Friday 2 May 2014

This Girl Lied She was Raped By Football Star and Got 1.5 Million USD While He Got 6 Years In Prison!

Former high school footballer, Brian Banks who was wrongfully accused of rape and sentenced to six years in prison asked the State of California to pay him $100 USD for every day he had spent behind bars according to the law. Banks was exonerated May, 2012 after his accuser, Wanetta Gibson, admitted she had made up the whole story of sexual assault in 2002 and had been reluctant to come forward because of a large settlement she received from the school district. Gibson had been worried it would affect her relationship with her two children, now aged four and five. Gibson and Banks met and she was caught on video saying there there had been no kidnap and no rape, and would help him clear his record. Yet she refused to repeat the story to prosecutors as she feared she would have to return a $1.5million payment she won after her mother brought a suit against Long Beach Schools.
She was quoted as telling Banks: 'I will go through with helping you but it's like at the same time all that money they gave us, I mean gave me, I don't want to have to pay it back.'
Brian Banks in tears after he was exonorated

He was on the way to the school office to talk about his college applications when he bumped into Gibson, a fellow student, and they went to a stairwell to make out. He pointed out that they did not have intercourse. He explained that Banks said something to upset Gibson and they parted on bad terms. She later accused him of kidnapping her, dragging her across the school and raping her in the stairwell. Investigators tested her but found no physical evidence of rape, Brooks said. Banks maintained they had not had sex and all sexual contact had been consensual. Yet his then lawyer encouraged the promising student to plead no contest to the kidnap and rape charges, warning Banks he could get 41 years to life in prison if convicted.
Expecting he would serve just 18 months instead, he followed the advice and pleaded no contest.

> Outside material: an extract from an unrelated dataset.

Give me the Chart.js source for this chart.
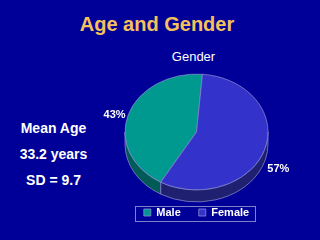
<!DOCTYPE html>
<html>
<head>
<meta charset="utf-8">
<script src="https://cdn.jsdelivr.net/npm/chart.js@4/dist/chart.umd.min.js"></script>
<style>
  html, body { margin: 0; padding: 0; }
  body {
    width: 320px; height: 240px; overflow: hidden; position: relative;
    background: #000099;
    font-family: "Liberation Sans", Arial, sans-serif;
  }
  #chart { position: absolute; left: 0; top: 0; }
  .title {
    position: absolute; left: 0; top: 11px; width: 314px; text-align: center;
    color: #f5c15c; font-weight: bold; font-size: 20px; line-height: 26px;
  }
  .subtitle {
    position: absolute; left: 150px; top: 49px; width: 87px; text-align: center;
    color: #ffffff; font-size: 13px; line-height: 16px;
  }
  .stats {
    position: absolute; left: 0; top: 115px; width: 107px; text-align: center;
    color: #ffffff; font-weight: bold; font-size: 14px; line-height: 26px;
  }
</style>
</head>
<body>
<div class="title">Age and Gender</div>
<div class="subtitle">Gender</div>
<div class="stats">Mean Age<br>33.2 years<br>SD = 9.7</div>
<canvas id="chart" width="320" height="240"></canvas>
<script>
// Chart data
const genders = ['Male', 'Female'];
const genderShare = [43, 57];
const sliceColors = ['#009990', '#3333cc'];
const sideColors = ['#005a55', '#202070'];

const tilt = 0.81;   // vertical squash of the pie
const depth = 12;    // thickness of the pie edge, px

// Squash the pie into an ellipse and give it a side wall
const pie3d = {
  id: 'pie3d',
  beforeDatasetsDraw(chart) {
    const ctx = chart.ctx;
    const arcs = chart.getDatasetMeta(0).data;
    const cx = arcs[0].x, cy = arcs[0].y;
    ctx.save();
    ctx.translate(cx, cy);
    ctx.scale(1, tilt);
    ctx.translate(-cx, -cy);

    const d = depth / tilt;
    arcs.forEach((arc, i) => {
      const r = arc.outerRadius;
      for (let n = -2; n <= 2; n++) {
        const a = Math.max(arc.startAngle + n * 2 * Math.PI, 0);
        const b = Math.min(arc.endAngle + n * 2 * Math.PI, Math.PI);
        if (b <= a) continue;
        ctx.beginPath();
        ctx.arc(cx, cy, r, a, b);
        ctx.arc(cx, cy + d, r, b, a, true);
        ctx.closePath();
        ctx.fillStyle = sideColors[i];
        ctx.fill();
        ctx.lineWidth = 0.8;
        ctx.strokeStyle = '#8c8cd0';
        ctx.stroke();
      }
    });
  },
  afterDatasetsDraw(chart) {
    const ctx = chart.ctx;
    ctx.restore();

    // percentage labels outside the slices
    const arcs = chart.getDatasetMeta(0).data;
    const total = genderShare.reduce((s, v) => s + v, 0);
    ctx.save();
    ctx.fillStyle = '#ffffff';
    ctx.font = 'bold 11px "Liberation Sans", Arial, sans-serif';
    ctx.textAlign = 'center';
    ctx.textBaseline = 'middle';
    arcs.forEach((arc, i) => {
      const mid = (arc.startAngle + arc.endAngle) / 2;
      const r = arc.outerRadius * 1.2;
      const x = arc.x + Math.cos(mid) * r;
      let y = arc.y + Math.sin(mid) * r * tilt + depth / 3;
      if (Math.sin(mid) > 0) y += depth;
      ctx.fillText(Math.round(genderShare[i] / total * 100) + '%', x, y);
    });
    ctx.restore();
  },
  afterDraw(chart) {
    // frame around the legend
    const boxes = chart.legend.legendHitBoxes;
    if (!boxes || !boxes.length) return;
    const left = Math.min(...boxes.map(b => b.left)) - 9;
    const right = Math.max(...boxes.map(b => b.left + b.width)) + 6;
    const top = Math.min(...boxes.map(b => b.top)) - 1.5;
    const bottom = Math.max(...boxes.map(b => b.top + b.height)) + 2;
    const ctx = chart.ctx;
    ctx.save();
    ctx.strokeStyle = '#8080c8';
    ctx.lineWidth = 1;
    ctx.strokeRect(Math.round(left) + 0.5, Math.round(top) + 0.5,
      Math.round(right - left), Math.round(bottom - top));
    ctx.restore();
  }
};

new Chart(document.getElementById('chart'), {
  type: 'pie',
  data: {
    labels: genders,
    datasets: [{
      data: genderShare,
      backgroundColor: sliceColors,
      borderColor: '#8c8cd0',
      borderWidth: 0.8,
      radius: 71.5,
      clip: false
    }]
  },
  options: {
    responsive: false,
    animation: false,
    rotation: 210,
    layout: {
      padding: { left: 116.5, right: 43.5, top: 75, bottom: 12 }
    },
    plugins: {
      tooltip: { enabled: false },
      title: { display: false },
      legend: {
        position: 'bottom',
        fullSize: false,
        labels: {
          color: '#ffffff',
          boxWidth: 7,
          boxHeight: 7,
          padding: 18,
          font: { family: '"Liberation Sans", Arial, sans-serif', size: 11, weight: 'bold' }
        }
      }
    }
  },
  plugins: [pie3d]
});
</script>
</body>
</html>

He was in prison for six years. While there, his case was taken on by Brooks, a lawyer who head the California Innocence Project. Brooks said Banks has remained on probation under electronic monitoring, has had to register as a sex offender and has had trouble getting a job. After the exoneration Banks added: 'My only dream in the world is just to be free... For years, I felt like a toy with the switch cut off, sitting on the shelf.'
Banks continues to train for what he hopes will be a future chance at a football career in the NFL.